Trimble is an exciting, entrepreneurial company, with a history of exceptional growth coupled with a disciplined and strategic focus on being the best. While GPS is at our core, we have grown beyond this technology to embrace other sophisticated positioning technologies and, in doing so; we are changing the way the world works. Our solutions are used in over 140 countries and we have incredibly diverse lines of business.
Our employees represent this diversity and can be found in over 30 countries, working closely with their colleagues around the world. Due to our geographic, product and customer reach, there is plenty of room at Trimble for exceptional people to grow. Come position yourself with an innovative industry leader and position yourself for success.
Trimble in Chennai is seeking a Site Reliability Engineer (SRE) for its Cloud Platform Engineering Team to build and run large-scale, distributed, fault-tolerant systems services. The SRE in Chennai for Trimble Cloud platform will strive to make platform services secure, highly available, reliable and performant to our users by closely working with the Engineering squads. The SRE role has a unique opportunity to advocate and participate in building services that are resilient, effectively monitored, alerted and self-healed by applying software engineering best practices.

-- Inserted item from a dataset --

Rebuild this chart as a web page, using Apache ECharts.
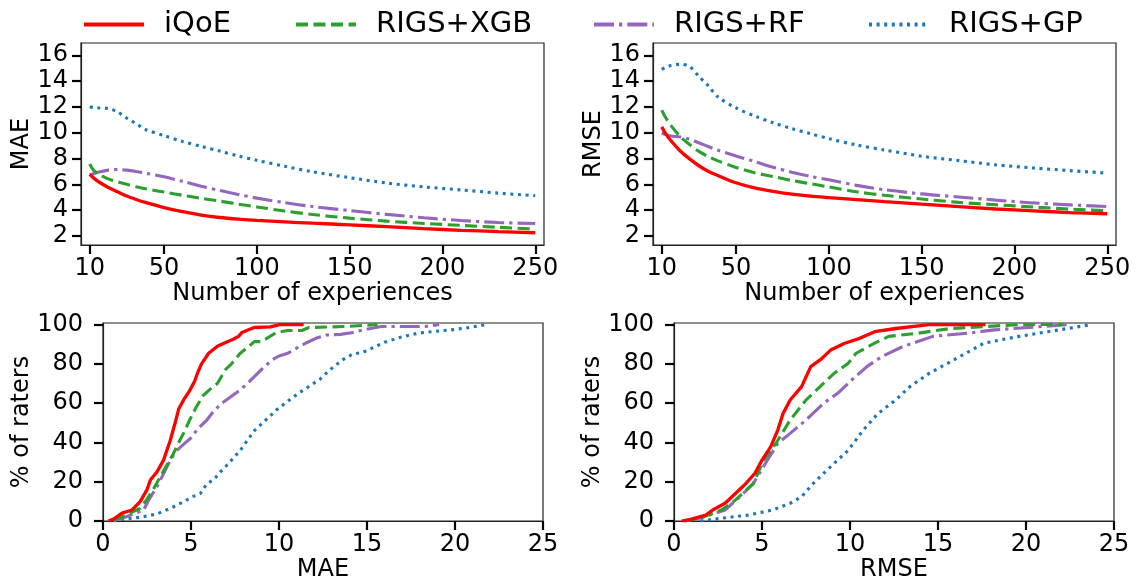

- Interest in designing, and/or troubleshooting software and systems in a distributed, internet-scale Cloud environment.
- Improve service reliability through root cause analysis, postmortems, and using code to prevent or respond to problem recurrence.
- Ability to and automate routine tasks.
- Lead the way to continuously refine and improve our AWS or Azure deployment practices for improved reliability, repeatability, and security. You’ll create plans, collaborate with other DevOps team members, and coordinate with development and Product Managers. These high-visibility initiatives will help to increase service levels, lower costs, and deliver features more quickly.
- Write code and scripts to automate the provisioning of AWS services and to configure services, using tools and languages including AWS CLI / API, Terraform, Ansible, Python, Bash, and Git.
- Design effective monitoring / alerting (for conditions such as application-errors, high memory usage) and log aggregation approaches (to quickly access logs for troubleshooting, or generate reports for trend analysis) to proactively notify business stakeholders of issues and communicate metrics, working closely with these stakeholders, using tools including AWS CloudWatch, Sumologic, New Relic.
- Help refine DevSecOps security practices (including regular security patching, minimum-permissions accounts, etc ) and verify them, using tools like Veracode to analyze and verify compliance.
- Clearly document and diagram deployment-specific aspects of architectures and environments, working closely with Software Engineers, Quality Engineers, and others in DevOps Engineers
- Troubleshoot issues in production and other environments, applying debugging and problem-solving techniques (e.g., log analysis, non-invasive tests), working closely with Development, QE teams.
- Suggest deployment patterns & practices improvements based on learnings from past deployments and production issues, collaborate with the DevOps team to implement these.
Skills and Qualifications
- At least 10+ years of experience, including 3 years of software engineering experience on public clouds such as AWS or Azure. Solid experience managing environments from development to production
- Very good Linux System admin skills
- AWS Certified Solution Architect
- AWS administration experience including provisioning EC2 instances, VPCs, Lambda functions, RDS databases, S3 storage, IAM security, ECS containers, Cloudwatch metrics & logs
- Experience developing and/or deploying serverless functions using AWS Lambda, Azure Functions, or Google Cloud Functions
- Experience developing and/or deploying Docker Containers on ECS or Kubernetes
- Experience with SQL DBMS
- Experience with monitoring / alerting tools such as New Relic, Grafana
- Experience with log aggregation tools such as Sumologic, FluentD, ELK, Splunk
- Strong communication skills, ownership, and drive.
- Working knowledge of public cloud cost management and security best practices
- Experience or exposure to ISO 27001 certification
- Experience with containerization (Docker) and/or orchestration (e.g. Kubernetes) is a plus
- Experience with messaging technologies such as Kafka, RabbitMQ, etc.
- Strong working knowledge of web server technologies (Nginx, Tomcat and etc)
- Strong troubleshooting knowledge of JVM, Spring boot and dot net core
- A systematic approach to solving problems.